There Ain't no Cure for Love
My friend Sona says, “you have to be ready. You could change at any moment.”
I like this idea; change as a sudden assault. I like to think that change will just happen, just spring itself on me and all I have to do is be ready. Because I hate change. I will not encourage change and I will not seek it out. I need change to… incite itself. And the quicker the better.
I like, as well, to think of this in the context of America at the moment. I like change personified as Barack Obama…right? It does make things simple. The lovers love change and the haters, like me, hate change (although I relish in political change n’ I like Obama). I feel good about this tidy idea. We all do.
Yeah, but in addition, I like to think of Obama as a sudden assault on the American people, a force you can’t stop.
Past love affairs have been on my mind. I’m revisiting for the sake of…a project, I guess. I’m consistently fascinated by how my feelings have changed for these lads that had me devastated once (the broken heart is almost pathetic for this fickleness). Towards most of them I feel a vague and pleasant well-wishing. But then, this is no rare thing. Many desperate loves morph into indifference.
There is an episode of 30 Rock where Lemon has to go to her high school reunion. She does NOT want to go for all the typical reasons. She was a nerd in high school, picked on for being smart and not pretty etc. But everyone, typically, urges her to go and flaunt her success. So she decides to go. But pretty soon after her arrival, one of the cool kids approaches. Lemon gears up to flaunt, but the cool kid immediately bursts into tears at the sight of her.
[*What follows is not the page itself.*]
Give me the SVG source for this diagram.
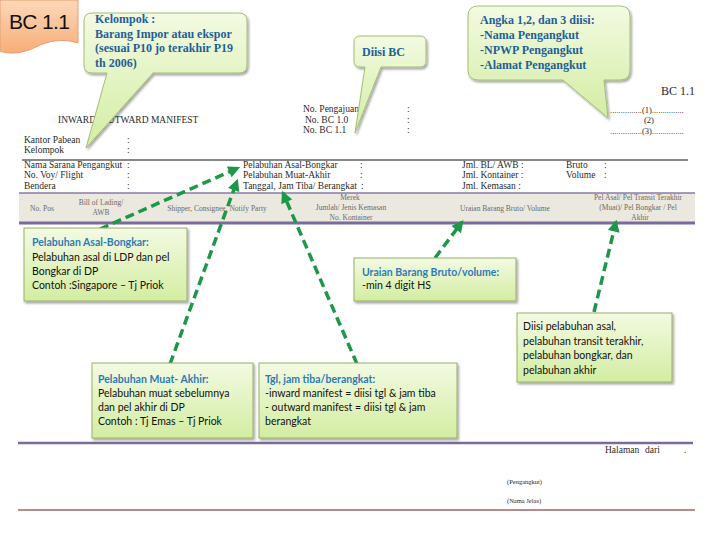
<svg xmlns="http://www.w3.org/2000/svg" width="720" height="540" viewBox="0 0 720 540">
<defs>
<linearGradient id="gGreen" x1="0" y1="0" x2="0" y2="1">
<stop offset="0" stop-color="#f3fae2"/><stop offset="1" stop-color="#d3eda2"/>
</linearGradient>
<linearGradient id="gPeach" x1="0" y1="0" x2="0" y2="1">
<stop offset="0" stop-color="#fdd8b8"/><stop offset="1" stop-color="#f8ad78"/>
</linearGradient>
<filter id="sh" x="-10%" y="-10%" width="130%" height="130%">
<feDropShadow dx="1.5" dy="2" stdDeviation="1.2" flood-color="#000" flood-opacity="0.35"/>
</filter>
<marker id="ah" viewBox="0 0 10 10" refX="8" refY="5" markerUnits="userSpaceOnUse" markerWidth="13" markerHeight="12" orient="auto">
<path d="M0,0 L10,5 L0,10 z" fill="#1e9848"/>
</marker>
</defs>
<style>
.f{font-family:"Liberation Serif",serif;font-size:9.5px;fill:#2a2a2a}
.h{font-family:"Liberation Serif",serif;font-size:7.5px;fill:#6a6a6a;text-anchor:middle}
.cb{font-family:"Liberation Serif",serif;font-size:12px;font-weight:bold;fill:#1f5f99}
.bx{fill:url(#gGreen);stroke:#98ad68;stroke-width:1;filter:url(#sh)}
.co{fill:url(#gGreen);stroke:#a3bd74;stroke-width:1;filter:url(#sh)}
.t{font-family:Lato,"Open Sans",sans-serif;font-size:10.5px;fill:#111}
.tt{font-family:Lato,"Open Sans",sans-serif;font-size:10.5px;font-weight:bold;fill:#2d7bb8}
.cn{fill:none;stroke:#1e9848;stroke-width:3.5;stroke-dasharray:9 5;marker-end:url(#ah)}
</style>
<rect width="720" height="540" fill="#ffffff"/>

<g id="form">
<text class="f" x="661" y="95" style="font-size:12px">BC 1.1</text>
<text class="f" x="58" y="123">INWARD/ OUTWARD MANIFEST</text>
<text class="f" x="303" y="112">No. Pengajuan</text>
<text class="f" x="305" y="123">No. BC 1.0</text>
<text class="f" x="303" y="133">No. BC 1.1</text>
<text class="f" x="407" y="112">:</text>
<text class="f" x="407" y="123">:</text>
<text class="f" x="407" y="133">:</text>
<text class="f" x="610" y="113" style="font-size:8.5px">...............(1)...............</text>
<text class="f" x="644" y="123" style="font-size:8.5px">(2)</text>
<text class="f" x="610" y="134" style="font-size:8.5px">...............(3)...............</text>
<text class="f" x="24" y="143">Kantor Pabean</text>
<text class="f" x="24" y="153">Kelompok</text>
<text class="f" x="127" y="143">:</text>
<text class="f" x="127" y="153">:</text>
<line x1="22" y1="160" x2="688" y2="160" stroke="#111" stroke-width="1"/>
<text class="f" x="24" y="168">Nama Sarana Pengangkut</text>
<text class="f" x="24" y="178">No. Voy/ Flight</text>
<text class="f" x="24" y="189">Bendera</text>
<text class="f" x="127" y="168">:</text>
<text class="f" x="127" y="178">:</text>
<text class="f" x="127" y="189">:</text>
<text class="f" x="243" y="168">Pelabuhan Asal-Bongkar</text>
<text class="f" x="243" y="178">Pelabuhan Muat-Akhir</text>
<text class="f" x="243" y="189">Tanggal, Jam Tiba/ Berangkat</text>
<text class="f" x="360" y="168">:</text>
<text class="f" x="360" y="178">:</text>
<text class="f" x="361" y="189">:</text>
<text class="f" x="462" y="168">Jml. BL/ AWB  :</text>
<text class="f" x="462" y="178">Jml. Kontainer  :</text>
<text class="f" x="462" y="189">Jml. Kemasan  :</text>
<text class="f" x="566" y="168">Bruto</text>
<text class="f" x="566" y="178">Volume</text>
<text class="f" x="604" y="168">:</text>
<text class="f" x="604" y="178">:</text>
<rect x="19" y="193" width="676" height="30" fill="#ebe8e0"/>
<line x1="19" y1="193" x2="695" y2="193" stroke="#8a7aa8" stroke-width="1.5"/>
<line x1="19" y1="223" x2="695" y2="223" stroke="#7b6a9c" stroke-width="3"/>
<text class="h" x="42" y="211">No. Pos</text>
<text class="h" x="101" y="205">Bill of Lading/</text>
<text class="h" x="101" y="215">AWB</text>
<text class="h" x="217" y="211">Shipper, Consignee, Notify Party</text>
<text class="h" x="350" y="200">Merek</text>
<text class="h" x="351" y="210">Jumlah/ Jenis Kemasan</text>
<text class="h" x="351" y="220">No. Kontainer</text>
<text class="h" x="505" y="211">Uraian Barang Bruto/ Volume</text>
<text class="h" x="638" y="200">Pel Asal/ Pel Transit Terakhir</text>
<text class="h" x="638" y="210">(Muat)/ Pel Bongkar / Pel</text>
<text class="h" x="640" y="220">Akhir</text>
<line x1="18" y1="443" x2="693" y2="443" stroke="#7b6a9c" stroke-width="2.5"/>
<text class="f" x="605" y="453">Halaman</text>
<text class="f" x="645" y="453">dari</text>
<text class="f" x="684" y="453">.</text>
<text class="f" x="507" y="484" style="font-size:6.5px">(Pengangkut)</text>
<text class="f" x="507" y="503" style="font-size:6.5px">(Nama Jelas)</text>
<line x1="18" y1="510" x2="695" y2="510" stroke="#a06464" stroke-width="1.5"/>
</g>

<g id="tab-bc11">
<path d="M0,0 H78 V43 C62,38 48,41 36,47 C24,53 10,55 0,51 Z" fill="url(#gPeach)" stroke="#e0a070" stroke-width="1"/>
<text x="9" y="29" font-family="'Liberation Sans',sans-serif" font-size="21" fill="#111" textLength="61">BC 1.1</text>
</g>

<g id="callout-kelompok">
<path class="co" d="M92,13 H239 Q247,13 247,21 V65 Q247,73 239,73 H153 L86,148 L107,73 H92 Q84,73 84,65 V21 Q84,13 92,13 Z"/>
<text class="cb" x="95" y="23">Kelompok :</text>
<text class="cb" x="95" y="38">Barang Impor atau ekspor</text>
<text class="cb" x="95" y="52" textLength="138">(sesuai P10 jo  terakhir P19</text>
<text class="cb" x="95" y="67">th 2006)</text>
</g>

<g id="callout-diisi-bc">
<path class="co" d="M360,36 H420 Q426,36 426,42 V61 Q426,67 420,67 H381 L355,133 L365,67 H360 Q354,67 354,61 V42 Q354,36 360,36 Z"/>
<text class="cb" x="362" y="56">Diisi BC</text>
</g>

<g id="callout-angka">
<path class="co" d="M478,6 H620 Q630,6 630,16 V70 Q630,80 620,80 H604 L608,118 L563,80 H478 Q468,80 468,70 V16 Q468,6 478,6 Z"/>
<text class="cb" x="480" y="24">Angka 1,2, dan 3 diisi:</text>
<text class="cb" x="480" y="39">-Nama Pengangkut</text>
<text class="cb" x="480" y="54">-NPWP Pengangkut</text>
<text class="cb" x="480" y="69">-Alamat Pengangkut</text>
</g>

<g id="connectors">
<line class="cn" x1="100" y1="229" x2="238" y2="168"/>
<line class="cn" x1="170" y1="364" x2="237" y2="181"/>
<line class="cn" x1="357" y1="364" x2="283" y2="193"/>
<line class="cn" x1="435" y1="258" x2="462" y2="222"/>
<line class="cn" x1="594" y1="312" x2="616" y2="222"/>
</g>

<g id="box-asal-bongkar">
<rect class="bx" x="24" y="228" width="163" height="73"/>
<text class="tt" x="32" y="246">Pelabuhan Asal-Bongkar:</text>
<text class="t" x="32" y="261">Pelabuhan asal di LDP dan pel</text>
<text class="t" x="32" y="275">Bongkar di DP</text>
<text class="t" x="32" y="289">Contoh :Singapore – Tj Priok</text>
</g>

<g id="box-uraian">
<rect class="bx" x="354" y="258" width="162" height="43"/>
<text class="tt" x="362" y="276">Uraian Barang Bruto/volume:</text>
<text class="t" x="362" y="289">-min 4  digit HS</text>
</g>

<g id="box-pel-asal">
<rect class="bx" x="517" y="313" width="155" height="69"/>
<text class="t" x="523" y="330">Diisi pelabuhan asal,</text>
<text class="t" x="523" y="345">pelabuhan transit terakhir,</text>
<text class="t" x="523" y="359">pelabuhan bongkar, dan</text>
<text class="t" x="523" y="374">pelabuhan akhir</text>
</g>

<g id="box-muat-akhir">
<rect class="bx" x="92" y="363" width="161" height="75"/>
<text class="tt" x="98" y="383">Pelabuhan Muat- Akhir:</text>
<text class="t" x="98" y="397">Pelabuhan muat sebelumnya</text>
<text class="t" x="98" y="411">dan pel  akhir di DP</text>
<text class="t" x="98" y="425">Contoh : Tj Emas – Tj Priok</text>
</g>

<g id="box-tgl">
<rect class="bx" x="259" y="363" width="198" height="75"/>
<text class="tt" x="265" y="383">Tgl, jam tiba/berangkat:</text>
<text class="t" x="265" y="397">-inward manifest = diisi tgl &amp; jam tiba</text>
<text class="t" x="265" y="411">- outward manifest = diisi tgl &amp; jam</text>
<text class="t" x="265" y="425">berangkat</text>
</g>
</svg>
Okay, it turns out that Lemon was a bully in high school. She thought the cool kids were mean and hated her, so she made comments under her breath about their alcoholic parents and eating disorders to protect herself and all others like her. But her perception was all off. The cool kids were never out to get her, were humiliated by her comments and constantly trying to make peace with her so she would leave them alone.
So suddenly, at the reunion, she has to deal with this new reality. She has done nothing different but now, suddenly, everything is different. She’s different.
You have to be ready.
I like to think of a passive America. I mean, I like to think that America did not change, but change arrived. All this time their perception was just…off.
Like you when you thought you were in love. Like Liz Lemon in high school.